::: Dataset extract

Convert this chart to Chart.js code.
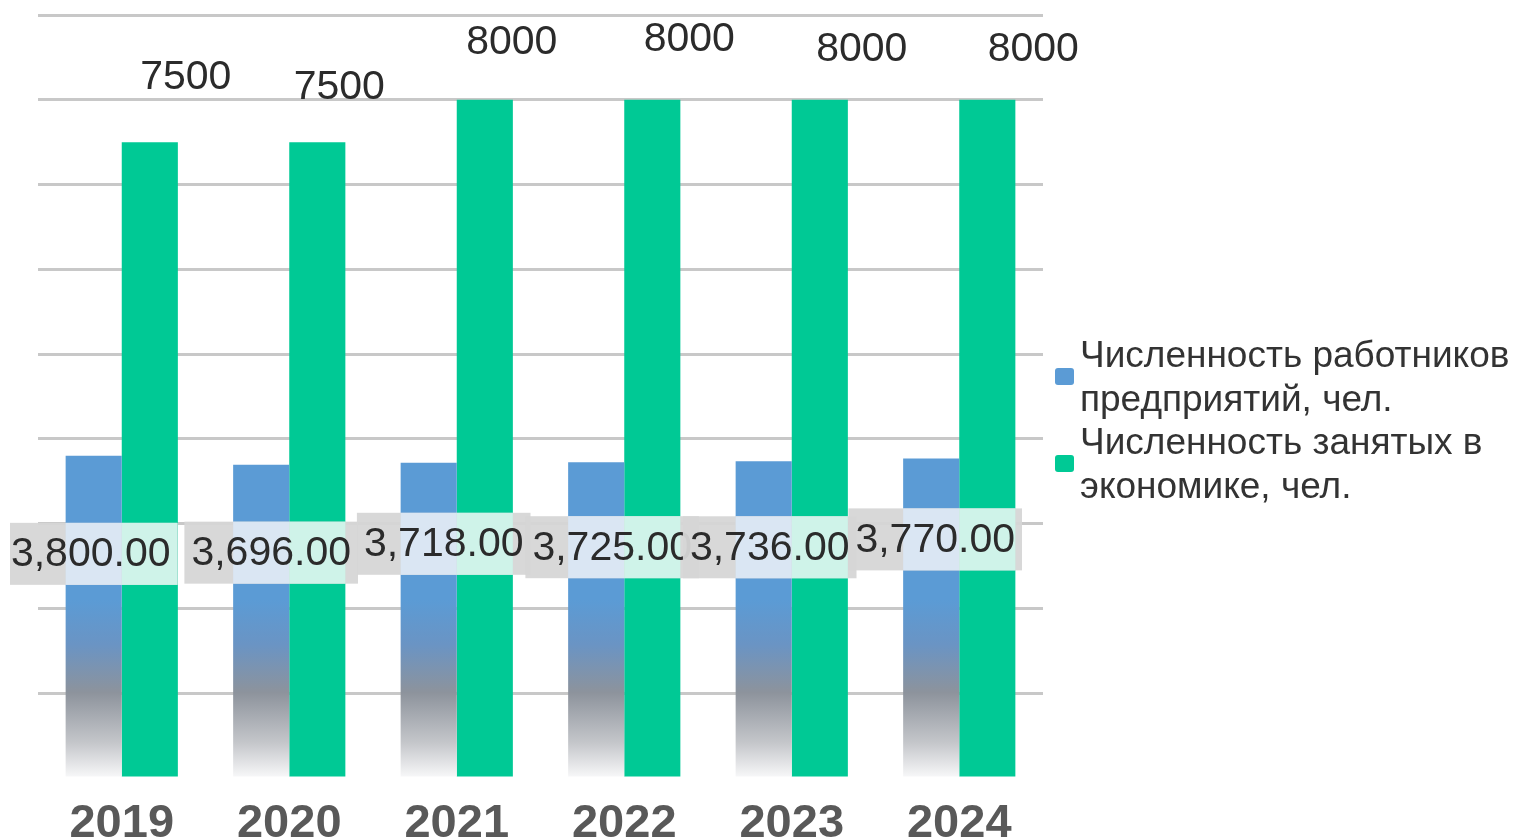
<!DOCTYPE html>
<html>
<head>
<meta charset="utf-8">
<script src="https://cdn.jsdelivr.net/npm/chart.js@4.4.0/dist/chart.umd.min.js"></script>
<style>
  body { margin: 0; background: #fff; }
  #wrap { width: 1516px; height: 838px; }
</style>
</head>
<body>
<div id="wrap"><canvas id="chart" width="1516" height="838"></canvas></div>
<script>
const years = ['2019', '2020', '2021', '2022', '2023', '2024']
const workers = [3800, 3696, 3718, 3725, 3736, 3770]   // численность работников предприятий
const employed = [7500, 7500, 8000, 8000, 8000, 8000]  // численность занятых в экономике
const seriesNames = [
    ['Численность работников', 'предприятий, чел.'],
    ['Численность занятых в', 'экономике, чел.']
]

const FONT = "'Liberation Sans', Arial, sans-serif"
const BLUE = '#5b9bd5'
const GREEN = '#00c995'

// label nudges in px relative to the bar top (hand placed in the original)
const greenNudge = [[36, -64], [22, -54], [27, -57], [37, -60], [42, -50], [46, -50]]
const blueNudge = [[-3, 98], [10, 88], [15, 81], [16, 85], [6, 86], [4, 81]]

function blueFill(ctx) {
    const chart = ctx.chart
    if (!chart.chartArea) return BLUE
    const y = chart.scales.y
    const g = chart.ctx.createLinearGradient(0, y.getPixelForValue(0), 0, y.getPixelForValue(2100))
    g.addColorStop(0, '#f9f9fa')
    g.addColorStop(0.2, '#c4c6ca')
    g.addColorStop(0.48, '#8d939c')
    g.addColorStop(0.75, '#6a94c4')
    g.addColorStop(1, BLUE)
    return g
}

const labelsPlugin = {
    id: 'valueLabels',
    afterDatasetsDraw(chart) {
        const c = chart.ctx
        const blueMeta = chart.getDatasetMeta(0).data
        const greenMeta = chart.getDatasetMeta(1).data
        c.save()
        c.font = `41px ${FONT}`
        c.textAlign = 'center'
        c.textBaseline = 'middle'
        c.fillStyle = '#2b2b2b'
        greenMeta.forEach((el, i) => {
            c.fillText(String(employed[i]), el.x + greenNudge[i][0], el.y + greenNudge[i][1])
        })
        // boxed labels for the first series
        blueMeta.forEach((el, i) => {
            const txt = workers[i].toLocaleString('en-US', {minimumFractionDigits: 2, maximumFractionDigits: 2})
            const cx = el.x + blueNudge[i][0]
            const cy = el.y + blueNudge[i][1]
            const w = c.measureText(txt).width + 14
            const h = 62
            const bx = Math.max(cx - w / 2, chart.chartArea.left - 28), by = cy - h / 2
            const bw = cx + w / 2 - bx
            c.fillStyle = 'rgba(214,214,214,0.95)'
            c.fillRect(bx, by, bw, h)
            // pale tint where the box covers a bar
            const bars = [[blueMeta, '#dae6f3'], [greenMeta, '#cff3e9']]
            bars.forEach(([meta, col]) => {
                meta.forEach(b => {
                    const l = Math.max(bx, b.x - b.width / 2)
                    const r = Math.min(bx + bw, b.x + b.width / 2)
                    const t = Math.max(by, b.y)
                    const bt = Math.min(by + h, b.base)
                    if (r > l && bt > t) {
                        c.fillStyle = col
                        c.fillRect(l, t, r - l, bt - t)
                    }
                })
            })
            c.save()
            c.beginPath()
            c.rect(bx, by, bw, h)
            c.clip()
            c.fillStyle = '#2b2b2b'
            c.fillText(txt, cx, cy + 1)
            c.restore()
        })
        c.restore()
    },
    afterDraw(chart) {
        const c = chart.ctx
        const a = chart.chartArea
        const colors = [BLUE, GREEN]
        c.save()
        c.font = `37px ${FONT}`
        c.textAlign = 'left'
        c.textBaseline = 'middle'
        let y = 357
        seriesNames.forEach((lines, i) => {
            c.fillStyle = colors[i]
            c.beginPath()
            c.roundRect(a.right + 12, y + 11, 19, 17, 3)
            c.fill()
            c.fillStyle = '#333333'
            lines.forEach(line => {
                c.fillText(line, a.right + 37, y)
                y += 43.5
            })
        })
        c.restore()
    }
}

new Chart(document.getElementById('chart'), {
    type: 'bar',
    data: {
        labels: years,
        datasets: [
            { label: seriesNames[0].join(' '), data: workers, backgroundColor: blueFill },
            { label: seriesNames[1].join(' '), data: employed, backgroundColor: GREEN }
        ]
    },
    options: {
        responsive: false,
        animation: false,
        devicePixelRatio: 1,
        categoryPercentage: 0.67,
        barPercentage: 1.0,
        layout: { padding: { left: 38, right: 473, top: 15, bottom: 0 } },
        plugins: {
            legend: { display: false },
            tooltip: { enabled: false }
        },
        scales: {
            x: {
                grid: { display: false },
                border: { display: false },
                ticks: {
                    color: '#595959',
                    padding: 10,
                    font: { family: FONT, size: 47, weight: 'bold', lineHeight: 1.2 }
                },
                afterFit(scale) { scale.height = 60 }
            },
            y: {
                min: 0,
                max: 9000,
                ticks: { display: false, stepSize: 1000 },
                border: { display: false },
                grid: {
                    drawTicks: false,
                    lineWidth: 3,
                    color: ctx => ctx.tick && ctx.tick.value === 0 ? 'rgba(0,0,0,0)' : '#c8c8c8'
                },
                afterFit(scale) { scale.width = 0 }
            }
        }
    },
    plugins: [labelsPlugin]
})
</script>
</body>
</html>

::::::

_Task description_
Pictures are excluded: retype only the lines from the beginning of the listing above through the line with "const GREEN = '#00c995'", both included.

_Correct result_
Convert this chart to Chart.js code.
<!DOCTYPE html>
<html>
<head>
<meta charset="utf-8">
<script src="https://cdn.jsdelivr.net/npm/chart.js@4.4.0/dist/chart.umd.min.js"></script>
<style>
  body { margin: 0; background: #fff; }
  #wrap { width: 1516px; height: 838px; }
</style>
</head>
<body>
<div id="wrap"><canvas id="chart" width="1516" height="838"></canvas></div>
<script>
const years = ['2019', '2020', '2021', '2022', '2023', '2024']
const workers = [3800, 3696, 3718, 3725, 3736, 3770]   // численность работников предприятий
const employed = [7500, 7500, 8000, 8000, 8000, 8000]  // численность занятых в экономике
const seriesNames = [
    ['Численность работников', 'предприятий, чел.'],
    ['Численность занятых в', 'экономике, чел.']
]

const FONT = "'Liberation Sans', Arial, sans-serif"
const BLUE = '#5b9bd5'
const GREEN = '#00c995'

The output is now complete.